06/05/2024 | News release | Distributed by Public on 06/05/2024 17:27
The natural gas industry is one of the largest greenhouse gas (GHG) emitters in the United States, and significant amounts of natural gas are used for electricity, heating, and industrial and chemical processes. Strategies like electrification of process equipment could cut GHG emissions in natural gas systems and accelerate transitioning today's energy system to 100% clean electricity by 2035.
"You need to understand the incumbent energy system when you're talking about an energy transition, especially in terms of greenhouse gas emissions benefits," said National Renewable Energy Laboratory (NREL) analyst Garvin Heath. "You have to understand the current system that you're transitioning away from in order to evolve."
Heath is among the authors on a new report, Charting the Course: Reducing Greenhouse Gas Emissions from the U.S. Natural Gas Supply Chain, conducted by the National Petroleum Council in response to a request from the secretary of the U.S. Department of Energy (DOE).
The report provides recommendations on how to reduce methane emissions based on a new open-source life cycle assessment model that examines natural gas and liquefied natural gas: the Streamlined Life Cycle Assessment of Natural Gas - Greenhouse Gases (SLiNG-GHG).
To get the full picture of potential environmental impacts a technology or service may have over every stage of its lifetime, researchers use what is called life cycle assessment (LCA).
"One of the things that life cycle assessments do really well is to build up knowledge of every single step of a process and calculate the environmental costs each step could have versus the benefits it could have," Heath said.

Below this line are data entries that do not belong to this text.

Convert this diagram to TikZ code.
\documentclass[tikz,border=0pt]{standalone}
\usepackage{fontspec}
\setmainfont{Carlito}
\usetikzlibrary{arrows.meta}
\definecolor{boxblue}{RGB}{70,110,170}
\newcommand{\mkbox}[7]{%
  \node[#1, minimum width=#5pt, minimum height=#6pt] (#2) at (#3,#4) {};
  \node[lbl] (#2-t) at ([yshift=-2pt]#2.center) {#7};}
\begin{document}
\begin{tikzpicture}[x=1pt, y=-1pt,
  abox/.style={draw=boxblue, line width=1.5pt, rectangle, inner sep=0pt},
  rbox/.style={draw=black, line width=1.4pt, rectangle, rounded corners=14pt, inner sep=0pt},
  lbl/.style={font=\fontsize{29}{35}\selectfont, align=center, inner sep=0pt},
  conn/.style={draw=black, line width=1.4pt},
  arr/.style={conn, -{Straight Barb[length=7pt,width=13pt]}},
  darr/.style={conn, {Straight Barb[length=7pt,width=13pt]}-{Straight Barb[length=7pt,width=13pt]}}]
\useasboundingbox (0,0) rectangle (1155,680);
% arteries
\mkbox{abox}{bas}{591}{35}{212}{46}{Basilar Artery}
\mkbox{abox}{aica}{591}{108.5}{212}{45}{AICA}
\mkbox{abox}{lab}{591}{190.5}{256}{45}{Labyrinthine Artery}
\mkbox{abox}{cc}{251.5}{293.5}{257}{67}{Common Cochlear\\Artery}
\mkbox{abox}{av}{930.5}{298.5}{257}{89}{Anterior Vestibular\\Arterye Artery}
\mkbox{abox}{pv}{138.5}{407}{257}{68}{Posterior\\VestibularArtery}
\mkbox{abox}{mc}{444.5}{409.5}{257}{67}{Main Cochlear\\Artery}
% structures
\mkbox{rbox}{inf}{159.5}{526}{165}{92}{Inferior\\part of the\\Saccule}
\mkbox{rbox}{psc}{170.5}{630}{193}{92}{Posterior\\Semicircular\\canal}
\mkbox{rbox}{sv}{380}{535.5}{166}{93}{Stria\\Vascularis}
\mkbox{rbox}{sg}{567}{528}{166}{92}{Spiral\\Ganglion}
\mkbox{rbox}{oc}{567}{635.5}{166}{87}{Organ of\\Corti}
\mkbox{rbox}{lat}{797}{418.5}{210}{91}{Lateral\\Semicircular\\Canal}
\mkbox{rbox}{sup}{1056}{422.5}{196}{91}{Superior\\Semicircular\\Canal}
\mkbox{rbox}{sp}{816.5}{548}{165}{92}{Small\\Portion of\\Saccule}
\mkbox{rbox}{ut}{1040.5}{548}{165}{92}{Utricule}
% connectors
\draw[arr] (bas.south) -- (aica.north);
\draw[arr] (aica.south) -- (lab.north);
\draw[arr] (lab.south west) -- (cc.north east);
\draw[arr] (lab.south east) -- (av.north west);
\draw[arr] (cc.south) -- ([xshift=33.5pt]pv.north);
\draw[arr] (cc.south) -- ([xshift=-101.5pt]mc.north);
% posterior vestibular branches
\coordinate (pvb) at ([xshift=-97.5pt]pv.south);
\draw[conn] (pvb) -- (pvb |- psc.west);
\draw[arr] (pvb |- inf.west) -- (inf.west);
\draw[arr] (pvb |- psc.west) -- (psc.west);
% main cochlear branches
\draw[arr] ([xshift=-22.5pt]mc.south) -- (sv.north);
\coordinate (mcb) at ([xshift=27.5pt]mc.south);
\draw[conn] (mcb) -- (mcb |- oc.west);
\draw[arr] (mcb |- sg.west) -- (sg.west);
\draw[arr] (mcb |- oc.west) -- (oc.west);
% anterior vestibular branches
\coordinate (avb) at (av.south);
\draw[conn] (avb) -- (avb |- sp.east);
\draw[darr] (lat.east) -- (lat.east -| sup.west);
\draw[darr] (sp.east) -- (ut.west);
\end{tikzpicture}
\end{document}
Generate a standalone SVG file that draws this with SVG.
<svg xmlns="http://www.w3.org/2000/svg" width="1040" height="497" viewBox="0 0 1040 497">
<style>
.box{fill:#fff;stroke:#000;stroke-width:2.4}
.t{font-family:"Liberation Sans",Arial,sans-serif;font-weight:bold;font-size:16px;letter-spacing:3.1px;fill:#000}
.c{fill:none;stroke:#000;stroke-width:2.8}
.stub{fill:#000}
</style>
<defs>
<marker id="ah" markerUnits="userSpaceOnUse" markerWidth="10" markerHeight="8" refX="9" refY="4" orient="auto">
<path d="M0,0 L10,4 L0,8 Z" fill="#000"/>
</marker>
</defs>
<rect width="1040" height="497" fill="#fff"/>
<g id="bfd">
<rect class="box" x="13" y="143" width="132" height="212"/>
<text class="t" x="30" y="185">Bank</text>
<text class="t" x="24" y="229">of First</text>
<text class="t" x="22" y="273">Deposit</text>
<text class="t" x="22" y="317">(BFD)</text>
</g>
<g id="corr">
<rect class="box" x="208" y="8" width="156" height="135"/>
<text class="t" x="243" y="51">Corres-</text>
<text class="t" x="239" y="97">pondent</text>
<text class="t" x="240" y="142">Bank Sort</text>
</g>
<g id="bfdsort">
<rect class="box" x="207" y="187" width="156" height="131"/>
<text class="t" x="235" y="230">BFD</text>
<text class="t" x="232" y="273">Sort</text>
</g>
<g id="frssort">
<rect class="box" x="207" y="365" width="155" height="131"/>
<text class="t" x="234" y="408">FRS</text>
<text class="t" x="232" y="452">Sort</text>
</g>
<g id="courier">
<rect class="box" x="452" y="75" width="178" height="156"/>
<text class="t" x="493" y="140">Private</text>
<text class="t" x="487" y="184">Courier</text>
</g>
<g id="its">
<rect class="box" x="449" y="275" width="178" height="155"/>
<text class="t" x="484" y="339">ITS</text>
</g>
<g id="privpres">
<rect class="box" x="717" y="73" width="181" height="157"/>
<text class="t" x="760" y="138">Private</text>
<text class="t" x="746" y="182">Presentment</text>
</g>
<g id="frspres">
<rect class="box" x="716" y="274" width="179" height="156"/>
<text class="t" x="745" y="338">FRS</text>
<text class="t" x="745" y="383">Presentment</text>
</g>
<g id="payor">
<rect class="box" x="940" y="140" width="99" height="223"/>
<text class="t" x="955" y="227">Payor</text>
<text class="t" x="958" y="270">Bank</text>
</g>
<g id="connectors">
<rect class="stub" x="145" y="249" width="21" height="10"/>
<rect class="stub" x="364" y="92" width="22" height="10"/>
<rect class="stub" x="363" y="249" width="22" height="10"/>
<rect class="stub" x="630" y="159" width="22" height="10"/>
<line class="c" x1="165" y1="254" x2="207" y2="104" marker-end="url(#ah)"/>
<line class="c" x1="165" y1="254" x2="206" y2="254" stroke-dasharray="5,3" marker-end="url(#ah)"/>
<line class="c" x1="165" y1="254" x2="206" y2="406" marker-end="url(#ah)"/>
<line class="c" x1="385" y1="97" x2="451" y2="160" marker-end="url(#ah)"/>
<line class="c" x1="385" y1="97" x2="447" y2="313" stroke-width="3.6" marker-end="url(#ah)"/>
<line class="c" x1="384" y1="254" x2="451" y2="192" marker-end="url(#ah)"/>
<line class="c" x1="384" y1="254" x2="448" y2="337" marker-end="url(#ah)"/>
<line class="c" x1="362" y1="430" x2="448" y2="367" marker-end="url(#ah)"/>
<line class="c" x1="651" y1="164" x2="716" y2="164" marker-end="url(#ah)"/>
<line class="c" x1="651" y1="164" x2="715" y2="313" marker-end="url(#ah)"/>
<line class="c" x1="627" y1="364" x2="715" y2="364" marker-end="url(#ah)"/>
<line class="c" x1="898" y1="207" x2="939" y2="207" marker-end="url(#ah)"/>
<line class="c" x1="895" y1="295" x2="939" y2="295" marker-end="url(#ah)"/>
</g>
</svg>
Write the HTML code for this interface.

LCAs of the natural gas supply chain examine the carbon footprint of acquisition of raw materials, manufacturing, product use, and disposal. This analysis requires massive amounts of information from hundreds of inputs.
The SLiNG-GHG model distills that information into just a few dozen parameters, giving users the ability to generate their own preliminary estimates about GHG emissions from natural gas and liquefied natural gas life cycles. Heath and researchers at McGill University (Montreal, Canada) co-led a small team of LCA experts from the National Petroleum Council study to develop the streamlined model through a meta-analysis, or harmonization, of LCA studies from the last decade, making it customizable for anyone to use.
"The idea is that the model can make tailored estimates for the particular supply chain, for a particular company, or in a particular region, because it varies quite considerably," Heath said.
As an open-source model, SLiNG-GHG is accessible to anyone and can help stakeholders at all points along the natural gas supply chain understand their greenhouse gas emissions. SLiNG-GHG can be valuable to government officials, investors, natural gas and liquefied natural gas producers and purchasers, and regulators outside of the federal government, to name a few.
Because the streamlined LCA data is available for every stage of the natural gas supply chain, stakeholders can prioritize the areas on which they would like to focus decarbonization efforts more easily.
"You can understand where to focus your efforts once you've looked across the whole system in detail," Heath said. "You can examine them all and say, 'This is the biggest one we want to put our decarbonization effort toward,' or, 'We have a great technology to decarbonize this section.'"
Ultimately, the goal of the SLiNG-GHG model is to encourage stakeholders at all levels of the supply chain to more frequently incorporate natural gas LCA data in planning and policy.
To that end, the National Petroleum Council study laid out several recommendations for planning and policy based on the findings, many of which are directly tied to the team's work and the chapter with which Heath was involved.
"Several recommendations revolve around the potential future and expanded uses of the SLiNG-GHG model, which could be very beneficial to not only the policymakers and DOE but also any user in the natural gas supply chain when it comes to determining the potential impacts of greenhouse gases in the future," Heath said.